Cricket Ireland edge closer to Test team dream
Cricket Ireland is one step closer to achieving its dream of fielding a Test team after the International Cricket Council awarded the country's domestic competition first-class status.
The decision to elevate the standing of the Inter-Provincial Championship was taken by the ICC chief executives' committee at the governing body's board in Cape Town, following a request by Cricket Ireland.
First-class cricket is seen as a necessary requirement for aspiring Test nations and has long been a hurdle to overcome.
Having been the leading associate nation for several years, qualifying for and impressing at several ICC world events, the news is just reward for Irish progress.

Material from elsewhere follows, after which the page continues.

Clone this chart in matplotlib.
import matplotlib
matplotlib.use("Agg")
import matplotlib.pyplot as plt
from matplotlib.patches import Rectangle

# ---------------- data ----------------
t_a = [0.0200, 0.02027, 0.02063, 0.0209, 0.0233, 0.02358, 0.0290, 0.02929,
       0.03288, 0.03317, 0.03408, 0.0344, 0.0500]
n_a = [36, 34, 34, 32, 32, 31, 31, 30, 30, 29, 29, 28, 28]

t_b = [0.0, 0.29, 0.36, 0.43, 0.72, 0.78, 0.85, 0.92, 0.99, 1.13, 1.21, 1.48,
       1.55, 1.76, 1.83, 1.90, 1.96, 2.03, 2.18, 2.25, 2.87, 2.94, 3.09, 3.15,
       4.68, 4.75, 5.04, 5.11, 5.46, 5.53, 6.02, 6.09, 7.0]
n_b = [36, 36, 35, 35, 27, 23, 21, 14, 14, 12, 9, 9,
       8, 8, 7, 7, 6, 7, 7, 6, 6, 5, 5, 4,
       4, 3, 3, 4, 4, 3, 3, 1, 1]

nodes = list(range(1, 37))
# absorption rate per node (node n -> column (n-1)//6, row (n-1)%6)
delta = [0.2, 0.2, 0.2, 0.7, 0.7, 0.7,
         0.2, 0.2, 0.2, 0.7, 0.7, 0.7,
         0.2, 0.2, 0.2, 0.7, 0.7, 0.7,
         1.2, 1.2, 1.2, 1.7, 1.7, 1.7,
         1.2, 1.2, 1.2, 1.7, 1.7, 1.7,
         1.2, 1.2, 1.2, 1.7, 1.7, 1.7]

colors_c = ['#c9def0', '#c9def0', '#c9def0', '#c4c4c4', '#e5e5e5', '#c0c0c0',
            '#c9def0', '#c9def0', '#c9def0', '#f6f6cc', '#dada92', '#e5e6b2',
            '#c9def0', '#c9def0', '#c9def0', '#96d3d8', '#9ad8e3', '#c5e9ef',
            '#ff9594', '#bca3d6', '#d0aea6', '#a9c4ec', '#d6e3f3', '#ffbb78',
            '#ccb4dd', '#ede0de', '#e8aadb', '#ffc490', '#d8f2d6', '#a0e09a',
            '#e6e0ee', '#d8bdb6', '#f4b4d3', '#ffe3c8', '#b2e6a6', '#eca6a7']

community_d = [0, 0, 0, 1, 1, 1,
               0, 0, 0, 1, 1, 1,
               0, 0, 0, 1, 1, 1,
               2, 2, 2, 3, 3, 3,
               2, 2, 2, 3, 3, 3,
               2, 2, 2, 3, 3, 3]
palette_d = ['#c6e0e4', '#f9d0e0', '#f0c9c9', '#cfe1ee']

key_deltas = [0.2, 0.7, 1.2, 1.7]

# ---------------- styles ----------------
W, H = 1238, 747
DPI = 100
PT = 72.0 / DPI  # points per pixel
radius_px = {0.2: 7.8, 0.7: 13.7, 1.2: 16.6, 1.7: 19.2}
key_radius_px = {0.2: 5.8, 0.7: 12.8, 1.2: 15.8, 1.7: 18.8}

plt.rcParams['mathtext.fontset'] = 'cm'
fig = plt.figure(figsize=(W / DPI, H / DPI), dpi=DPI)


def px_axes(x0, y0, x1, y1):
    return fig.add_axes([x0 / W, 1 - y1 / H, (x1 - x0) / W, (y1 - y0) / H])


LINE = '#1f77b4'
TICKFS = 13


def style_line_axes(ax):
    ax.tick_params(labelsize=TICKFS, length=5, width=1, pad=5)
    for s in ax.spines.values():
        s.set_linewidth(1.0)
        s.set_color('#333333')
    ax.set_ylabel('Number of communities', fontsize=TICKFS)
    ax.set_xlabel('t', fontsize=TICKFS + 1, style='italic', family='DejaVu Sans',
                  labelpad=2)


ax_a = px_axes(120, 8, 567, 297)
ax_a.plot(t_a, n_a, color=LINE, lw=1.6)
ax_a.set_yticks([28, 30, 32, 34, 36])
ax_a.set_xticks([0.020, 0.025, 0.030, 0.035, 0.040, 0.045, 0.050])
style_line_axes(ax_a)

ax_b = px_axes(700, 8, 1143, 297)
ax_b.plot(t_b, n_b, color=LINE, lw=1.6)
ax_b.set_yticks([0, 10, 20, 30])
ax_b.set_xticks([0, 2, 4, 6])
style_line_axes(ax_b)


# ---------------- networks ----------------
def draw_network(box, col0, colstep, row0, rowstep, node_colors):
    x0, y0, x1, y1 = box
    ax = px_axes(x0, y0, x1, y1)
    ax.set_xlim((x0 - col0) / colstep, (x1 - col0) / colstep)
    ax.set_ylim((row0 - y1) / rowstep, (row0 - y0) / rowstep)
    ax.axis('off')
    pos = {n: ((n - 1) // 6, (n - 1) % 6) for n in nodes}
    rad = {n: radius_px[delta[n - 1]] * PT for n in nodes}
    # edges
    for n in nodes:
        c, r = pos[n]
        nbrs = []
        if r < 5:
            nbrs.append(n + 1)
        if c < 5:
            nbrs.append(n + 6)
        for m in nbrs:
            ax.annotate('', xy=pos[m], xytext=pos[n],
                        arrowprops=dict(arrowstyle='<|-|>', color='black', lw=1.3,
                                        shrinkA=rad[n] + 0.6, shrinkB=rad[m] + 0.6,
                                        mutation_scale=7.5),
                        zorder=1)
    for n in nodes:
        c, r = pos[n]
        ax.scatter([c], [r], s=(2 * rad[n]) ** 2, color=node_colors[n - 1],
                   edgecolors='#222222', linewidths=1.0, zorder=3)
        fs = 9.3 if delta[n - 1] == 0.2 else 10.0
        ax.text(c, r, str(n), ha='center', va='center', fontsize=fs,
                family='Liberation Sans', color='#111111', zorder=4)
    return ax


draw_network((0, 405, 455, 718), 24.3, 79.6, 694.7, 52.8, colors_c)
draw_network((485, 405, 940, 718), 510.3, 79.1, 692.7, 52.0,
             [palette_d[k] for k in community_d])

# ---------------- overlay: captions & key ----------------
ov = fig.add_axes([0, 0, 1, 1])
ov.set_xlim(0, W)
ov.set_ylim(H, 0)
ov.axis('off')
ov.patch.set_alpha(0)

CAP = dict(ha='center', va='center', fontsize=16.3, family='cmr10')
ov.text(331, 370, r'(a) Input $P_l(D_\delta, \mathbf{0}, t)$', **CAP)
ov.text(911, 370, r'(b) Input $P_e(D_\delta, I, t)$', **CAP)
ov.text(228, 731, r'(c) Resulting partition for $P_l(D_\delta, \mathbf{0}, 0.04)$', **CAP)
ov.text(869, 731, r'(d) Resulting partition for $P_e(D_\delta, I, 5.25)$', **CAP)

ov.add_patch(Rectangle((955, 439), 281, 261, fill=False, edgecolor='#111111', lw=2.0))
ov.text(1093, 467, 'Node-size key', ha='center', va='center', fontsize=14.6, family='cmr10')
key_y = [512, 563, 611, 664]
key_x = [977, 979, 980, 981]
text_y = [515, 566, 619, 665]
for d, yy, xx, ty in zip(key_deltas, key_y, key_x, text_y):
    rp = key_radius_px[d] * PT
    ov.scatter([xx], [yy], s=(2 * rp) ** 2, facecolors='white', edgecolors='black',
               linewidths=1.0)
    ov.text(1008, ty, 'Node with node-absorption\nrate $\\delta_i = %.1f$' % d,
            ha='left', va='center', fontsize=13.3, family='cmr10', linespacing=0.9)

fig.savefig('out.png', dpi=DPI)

Ireland hope to play their first Test as early as 2019 - with neighbours England the mooted opponents - as discussions over expanding the format continue.,
CI chief executive Warren Deutrom said: "Playing first-class domestic cricket is a significant milestone on our long-stated journey to become a Test nation and is what the full members do - if we want to be considered among the front rank of nations, then so must we.
"It's important as firstly it elevates the perception of the competition and places the inter-pros statistically and status-wise at the same level of all first-class cricket around the world in established Test nations.
"At the moment, the matches, while hard-fought, are no more than friendlies, so even monumental performances such as Nick Larkin's 247 not out and Adam Dennison's 206 (both for the Northern Knights) count for nothing in the game's statistical records.
"Bestowing first-class status places these achievements in the game's official records and allows players to start accumulating career statistics, and puts them in the shop-window for opportunities overseas. These same opportunities can also now apply to the officials standing in these matches."
John Bracewell, Ireland's experienced New Zealander head coach, was also delighted with developments.
"First-class cricket is the vital link between part-time cricket and the full commitment of the international game," he said.
"It is connected to your value in world cricket, historically. This to me is key for Irish-based players willing to make the sacrifices necessary to reach the standards required to compete at the pinnacle of our sport.
"Over the last two seasons watching domestic cricket in Ireland I have seen consistent performances from top-quality cricketers who deserve to have these recognised. The standard of play is not only highly competitive but also first-class in its output."
ICC chief executive David Richardson said: "Cricket Ireland's Inter-Provincial Championship is well structured and provides a clear pathway for players from under-age through to inter-provincial to the national team.
"The Championship is professionally run, played mainly in international standard venues and some games are live streamed and I'd like to commend Cricket Ireland on the work they have done to achieve first-class domestic status."
Ireland have also been awarded 500,000 US Dollars by the ICC to help arrange and host one-day international and Twenty20 fixtures, matching last year's funding.